2.1 Quads and Tris only
There can be no Ngons (polygons with more than 4 sides).

2.2 Mostly quads
The model must use quads as much as possible. A range of 10%-20% tris is sensible for most models, but some will call for a higher percentage to form sensible topology. Models are inspected manually to ensure a sensible quad/tri ratio is maintained.

2.3 Clean Edge flow
Must be as smooth and clean as possible for the shape of the model. Use efficient box or planar modeling techniques when you begin your model. Avoid booleans and subdivision modifiers while you are still modeling the full object. This will help eliminate undesirable geometry that does not meet the Hero standard. If booleans are used, the verts and edges created must be cleaned up and optimized to correct edge flow and avoid Ngons. This is a notorious result of using booleans.

2.3.1 No poles with more than 6 edges on the model

2.3.2 Subdividable Gometry
Model is cleanly subdividable for production applications. Base mesh must still retain shape and detail for real time application without significant visible faceting.

2.3.3 Holding/Support Edges
Holding/support edges present to support subdivision in production application. This also applies to to 3D text.

2.3.4 Small Object Exception
Exception for small, insignificant objects within the scene. Objects such as screws, bolts, rivets, wires, and other objects which are very small in comparison to the overall model size, does not have to meet all the Clean Edge Flow requirements for subdivision

2.4 No Use of smoothing groups or crease values to create hard edges
Smoothing groups and crease values can not be used to force hard edges where there is no holding geometry. Smoothing groups must only be used for accurate surface rendering or object will appear faceted.

2.5 Optimized Geometry
No excess geometry beyond what is required for the intended shape and detail. Lower polygon count saves heavily on processing, rendering, and edit-ability.


3. Real-World Scale

3.1 Real-world scale within 1%
Model must be in centimeter units at real-world scale. If the model does not have an exact real-world counterpart (such as a human character or an unbranded car), the model must use the size/scale of comparable objects in real life.
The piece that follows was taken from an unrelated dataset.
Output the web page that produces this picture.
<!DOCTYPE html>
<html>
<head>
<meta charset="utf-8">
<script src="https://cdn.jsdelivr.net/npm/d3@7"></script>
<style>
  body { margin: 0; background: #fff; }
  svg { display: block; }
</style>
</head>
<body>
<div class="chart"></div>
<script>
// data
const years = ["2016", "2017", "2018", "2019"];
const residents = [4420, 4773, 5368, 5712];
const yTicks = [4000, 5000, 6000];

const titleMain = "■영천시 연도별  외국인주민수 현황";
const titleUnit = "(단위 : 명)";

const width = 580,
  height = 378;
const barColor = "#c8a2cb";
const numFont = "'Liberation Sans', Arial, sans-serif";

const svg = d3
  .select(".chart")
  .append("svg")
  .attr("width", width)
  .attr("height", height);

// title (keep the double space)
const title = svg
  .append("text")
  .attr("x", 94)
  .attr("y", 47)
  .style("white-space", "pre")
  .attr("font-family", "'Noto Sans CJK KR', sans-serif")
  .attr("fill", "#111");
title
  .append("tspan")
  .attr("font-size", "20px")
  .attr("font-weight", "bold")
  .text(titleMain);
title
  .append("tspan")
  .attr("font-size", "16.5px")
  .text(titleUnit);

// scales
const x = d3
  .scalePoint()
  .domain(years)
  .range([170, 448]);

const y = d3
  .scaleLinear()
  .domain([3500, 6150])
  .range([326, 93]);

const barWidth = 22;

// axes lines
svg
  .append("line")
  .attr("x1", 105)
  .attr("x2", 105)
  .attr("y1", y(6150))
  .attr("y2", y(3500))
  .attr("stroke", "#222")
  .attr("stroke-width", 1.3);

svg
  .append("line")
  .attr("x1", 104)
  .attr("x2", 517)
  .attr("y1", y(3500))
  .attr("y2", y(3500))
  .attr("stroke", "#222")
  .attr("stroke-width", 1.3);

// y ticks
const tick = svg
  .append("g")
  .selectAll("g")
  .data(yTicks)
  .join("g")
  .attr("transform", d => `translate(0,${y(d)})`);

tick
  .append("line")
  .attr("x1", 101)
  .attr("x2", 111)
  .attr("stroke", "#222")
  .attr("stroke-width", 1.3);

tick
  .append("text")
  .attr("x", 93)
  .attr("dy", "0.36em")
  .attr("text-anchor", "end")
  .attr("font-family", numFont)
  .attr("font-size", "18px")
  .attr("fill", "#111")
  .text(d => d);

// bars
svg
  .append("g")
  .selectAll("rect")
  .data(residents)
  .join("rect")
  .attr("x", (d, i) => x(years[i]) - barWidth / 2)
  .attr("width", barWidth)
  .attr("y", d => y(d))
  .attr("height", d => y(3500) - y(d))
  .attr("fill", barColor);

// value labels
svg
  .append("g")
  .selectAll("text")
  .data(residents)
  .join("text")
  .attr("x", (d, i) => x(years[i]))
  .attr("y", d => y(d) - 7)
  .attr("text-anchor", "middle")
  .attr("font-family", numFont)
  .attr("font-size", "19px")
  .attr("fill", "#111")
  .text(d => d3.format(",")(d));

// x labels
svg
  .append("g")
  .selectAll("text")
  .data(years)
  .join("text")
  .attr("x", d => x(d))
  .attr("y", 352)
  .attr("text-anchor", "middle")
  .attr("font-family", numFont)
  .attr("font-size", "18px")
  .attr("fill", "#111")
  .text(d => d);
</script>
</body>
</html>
3.2 Exception for exceedingly large/small models
Models of objects that have a real-world scale that require magnification or distance to see, such as amoebas and solar systems, are excepted from having real-world scale.


4. Position and Orientation

4.1 Center Origin
The model should be centered over the origin in X and Y axes, and the lowest Z point of the object sitting on the ground plane.
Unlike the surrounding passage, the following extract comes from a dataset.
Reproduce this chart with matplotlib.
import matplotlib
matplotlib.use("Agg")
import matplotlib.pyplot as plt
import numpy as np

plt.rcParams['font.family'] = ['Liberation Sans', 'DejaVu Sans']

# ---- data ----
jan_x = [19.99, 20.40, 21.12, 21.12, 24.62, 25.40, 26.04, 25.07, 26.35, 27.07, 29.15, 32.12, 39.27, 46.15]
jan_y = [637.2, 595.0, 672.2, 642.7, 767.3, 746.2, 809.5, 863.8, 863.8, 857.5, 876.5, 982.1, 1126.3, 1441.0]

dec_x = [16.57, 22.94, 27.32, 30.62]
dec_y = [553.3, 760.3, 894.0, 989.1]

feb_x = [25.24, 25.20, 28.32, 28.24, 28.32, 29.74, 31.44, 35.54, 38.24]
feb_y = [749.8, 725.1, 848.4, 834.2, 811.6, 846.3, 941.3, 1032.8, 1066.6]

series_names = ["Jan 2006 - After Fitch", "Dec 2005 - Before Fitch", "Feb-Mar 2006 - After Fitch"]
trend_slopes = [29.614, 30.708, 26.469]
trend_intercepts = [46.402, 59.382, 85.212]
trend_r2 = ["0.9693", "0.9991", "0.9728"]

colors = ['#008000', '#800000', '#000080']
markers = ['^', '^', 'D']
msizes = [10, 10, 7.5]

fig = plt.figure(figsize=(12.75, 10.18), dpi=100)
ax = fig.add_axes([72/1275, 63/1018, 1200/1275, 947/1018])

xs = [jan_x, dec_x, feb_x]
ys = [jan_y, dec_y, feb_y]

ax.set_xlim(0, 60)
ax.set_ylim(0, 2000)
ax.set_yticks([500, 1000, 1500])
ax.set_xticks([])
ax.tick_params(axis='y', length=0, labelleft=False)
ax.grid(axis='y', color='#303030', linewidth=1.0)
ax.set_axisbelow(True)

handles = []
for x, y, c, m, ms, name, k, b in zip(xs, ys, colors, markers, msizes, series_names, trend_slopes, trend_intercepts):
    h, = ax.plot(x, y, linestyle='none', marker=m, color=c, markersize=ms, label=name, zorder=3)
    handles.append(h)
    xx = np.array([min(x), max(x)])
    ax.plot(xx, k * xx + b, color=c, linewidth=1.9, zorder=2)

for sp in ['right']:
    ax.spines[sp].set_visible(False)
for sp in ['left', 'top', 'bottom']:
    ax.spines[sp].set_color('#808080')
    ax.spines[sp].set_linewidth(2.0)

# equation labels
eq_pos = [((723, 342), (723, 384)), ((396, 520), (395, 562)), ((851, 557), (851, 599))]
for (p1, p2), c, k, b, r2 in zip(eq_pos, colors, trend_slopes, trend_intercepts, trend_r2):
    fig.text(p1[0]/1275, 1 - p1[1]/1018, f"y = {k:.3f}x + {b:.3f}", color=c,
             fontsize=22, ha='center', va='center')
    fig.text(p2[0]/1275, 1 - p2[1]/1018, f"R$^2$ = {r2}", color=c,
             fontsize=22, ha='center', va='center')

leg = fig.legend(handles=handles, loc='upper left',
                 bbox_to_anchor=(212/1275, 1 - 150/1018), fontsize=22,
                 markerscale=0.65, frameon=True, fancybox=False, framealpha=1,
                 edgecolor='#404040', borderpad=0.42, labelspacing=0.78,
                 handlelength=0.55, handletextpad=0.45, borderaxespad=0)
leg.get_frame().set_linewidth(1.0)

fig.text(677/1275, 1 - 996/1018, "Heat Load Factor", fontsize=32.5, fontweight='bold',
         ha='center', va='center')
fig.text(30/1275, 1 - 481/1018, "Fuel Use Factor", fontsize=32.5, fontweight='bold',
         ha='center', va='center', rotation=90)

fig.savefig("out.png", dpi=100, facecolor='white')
4.2 Orthographic Orientation
The model should be oriented to the orthographic positions as it would be considered in the real world. In other words, the model can’t be lying on its side, upside-down, backwards, or turned sideways when the file is opened.


5. Transforms

5.1 Model transforms, such as rotation and scale, must be reset or frozen
Transforms must be reset so object reads at 100% scale size, rotation, and position.


6. Naming and Organization

6.1 Descriptive and unique object names
Default object names are not acceptable. They should be changed to be descriptive of the object.
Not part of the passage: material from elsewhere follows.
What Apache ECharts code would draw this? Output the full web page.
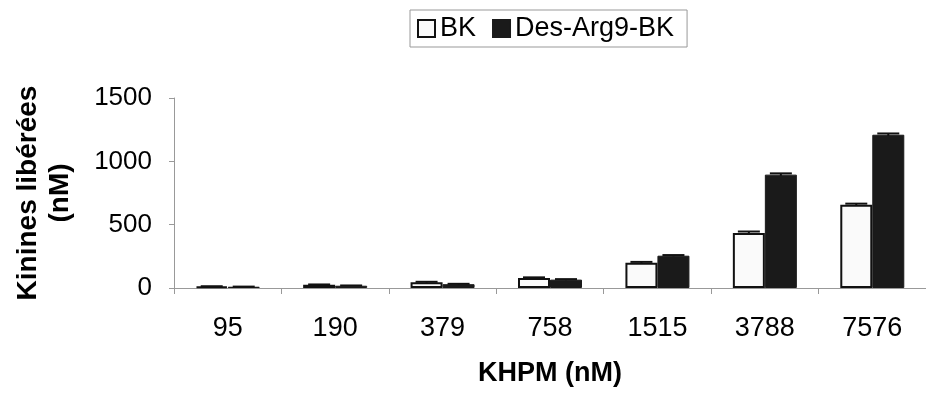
<!DOCTYPE html>
<html>
<head>
<meta charset="utf-8">
<script src="https://cdn.jsdelivr.net/npm/echarts@6/dist/echarts.min.js"></script>
<style>
  html, body { margin: 0; padding: 0; background: #fff; }
  #chart { width: 926px; height: 394px; }
</style>
</head>
<body>
<div id="chart"></div>
<script>
// KHPM concentrations (nM)
const categories = ['95', '190', '379', '758', '1515', '3788', '7576'];
// Kinines libérées (nM)
const bkValues = [12, 25, 45, 79, 200, 434, 658];
const desArgValues = [10, 18, 30, 66, 255, 895, 1210];
// Error bar half-widths
const bkErrors = [2, 3, 4, 5, 6, 12, 8];
const desArgErrors = [1, 2, 3, 4, 5, 10, 10];
const yTicks = [0, 500, 1000, 1500];

const seriesNames = ['BK', 'Des-Arg9-BK'];
const BAR_W = 32;

const chart = echarts.init(document.getElementById('chart'), null, { renderer: 'canvas' });

function errorSeries(values, errors, side) {
  return {
    type: 'custom',
    silent: true,
    z: 5,
    data: values.map((v, i) => [i, v, errors[i]]),
    renderItem: function (params, api) {
      const i = api.value(0);
      const v = api.value(1);
      const e = api.value(2);
      const top = api.coord([i, v + e]);
      const bot = api.coord([i, v - e]);
      const x = top[0] + side * BAR_W / 2;
      const half = 11;
      const style = { stroke: '#111', lineWidth: 2 };
      return {
        type: 'group',
        children: [
          { type: 'line', shape: { x1: x, y1: top[1], x2: x, y2: bot[1] }, style: style },
          { type: 'line', shape: { x1: x - half, y1: top[1], x2: x + half, y2: top[1] }, style: style }
        ]
      };
    }
  };
}

const option = {
  animation: false,
  backgroundColor: '#fff',
  textStyle: { fontFamily: 'Liberation Sans, Arial, sans-serif', color: '#000' },
  legend: {
    data: seriesNames,
    left: 410,
    top: 10,
    orient: 'horizontal',
    padding: [5, 13, 5, 7],
    itemGap: 16,
    itemWidth: 17,
    itemHeight: 17,
    icon: 'rect',
    borderColor: '#999',
    borderWidth: 1,
    textStyle: { fontSize: 27, color: '#000' }
  },
  grid: { left: 174, right: 0, top: 98, bottom: 106, containLabel: false },
  xAxis: {
    type: 'category',
    data: categories,
    boundaryGap: true,
    name: 'KHPM (nM)',
    nameLocation: 'middle',
    nameGap: 72,
    nameTextStyle: { fontSize: 27, fontWeight: 'bold', color: '#000' },
    axisLine: { lineStyle: { color: '#999', width: 1 } },
    axisTick: { show: true, length: 6, lineStyle: { color: '#999' } },
    axisLabel: { fontSize: 27, color: '#000', margin: 27 },
    splitLine: { show: false }
  },
  yAxis: {
    type: 'value',
    min: yTicks[0],
    max: yTicks[yTicks.length - 1],
    interval: 500,
    name: 'Kinines libérées\n(nM)',
    nameLocation: 'middle',
    nameRotate: 90,
    nameGap: 98,
    nameTextStyle: { fontSize: 28, fontWeight: 'bold', color: '#000', lineHeight: 32, align: 'center' },
    axisLine: { show: true, lineStyle: { color: '#999', width: 1 } },
    axisTick: { show: true, length: 5, lineStyle: { color: '#999' } },
    axisLabel: { fontSize: 26, color: '#000', margin: 22, formatter: v => String(v) },
    splitLine: { show: false }
  },
  series: [
    {
      name: seriesNames[0],
      type: 'bar',
      data: bkValues,
      barWidth: BAR_W,
      barGap: '0%',
      itemStyle: { color: '#fafafa', borderColor: '#111', borderWidth: 2 }
    },
    {
      name: seriesNames[1],
      type: 'bar',
      data: desArgValues,
      barWidth: BAR_W,
      barGap: '0%',
      itemStyle: { color: '#1a1a1a', borderColor: '#1a1a1a', borderWidth: 1 }
    },
    errorSeries(bkValues, bkErrors, -1),
    errorSeries(desArgValues, desArgErrors, 1)
  ]
};

chart.setOption(option);
</script>
</body>
</html>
6.2   Model includes a grouping or hierarchy for moving all objects in model together.

6.3 All geometry is contained in a single layer structure with the same name as the model.
Each of the production applications has a layer organization system.

  • 3ds Max – Layers
  • Maya – Display Layers
  • CINEMA 4D – Layers
  • Lightwave – Include the .LWS with the model and organize using a null object

See Scene Organization and Best Practices for more information and example.


7. UVs

7.1 No obvious texture stretching on model

7.2 UV Seams hidden or are not visible

7.3 All UVs in 0-1 UV space


8. Materials and Textures

8.1 All objects must have a material applied

8.2 Texture Maps are a standard power of two square resolution (512×512,1024×1024,2048×2048, 4096×4096, etc.)
Texture maps size should be determined by amount of detail needed. If using a texture map for a solid color swatch it does not need to be full resolution. Being conscious of the texture size helps optimize render times and file transfers for submission. If a smaller resolution can be used with no noticeable difference on the render, do so. Try to keep map usage and size as efficient as possible. (Ex. 512×512,1024×1024, 2048×2048, 4096×4096, etc.)

8.3 All texture maps must be saved as lossless or uncompressed formats such as PNG, TIFF, and TGA.

8.4 No mapped texture paths
Any texture paths must be stripped from model and be relative for submission.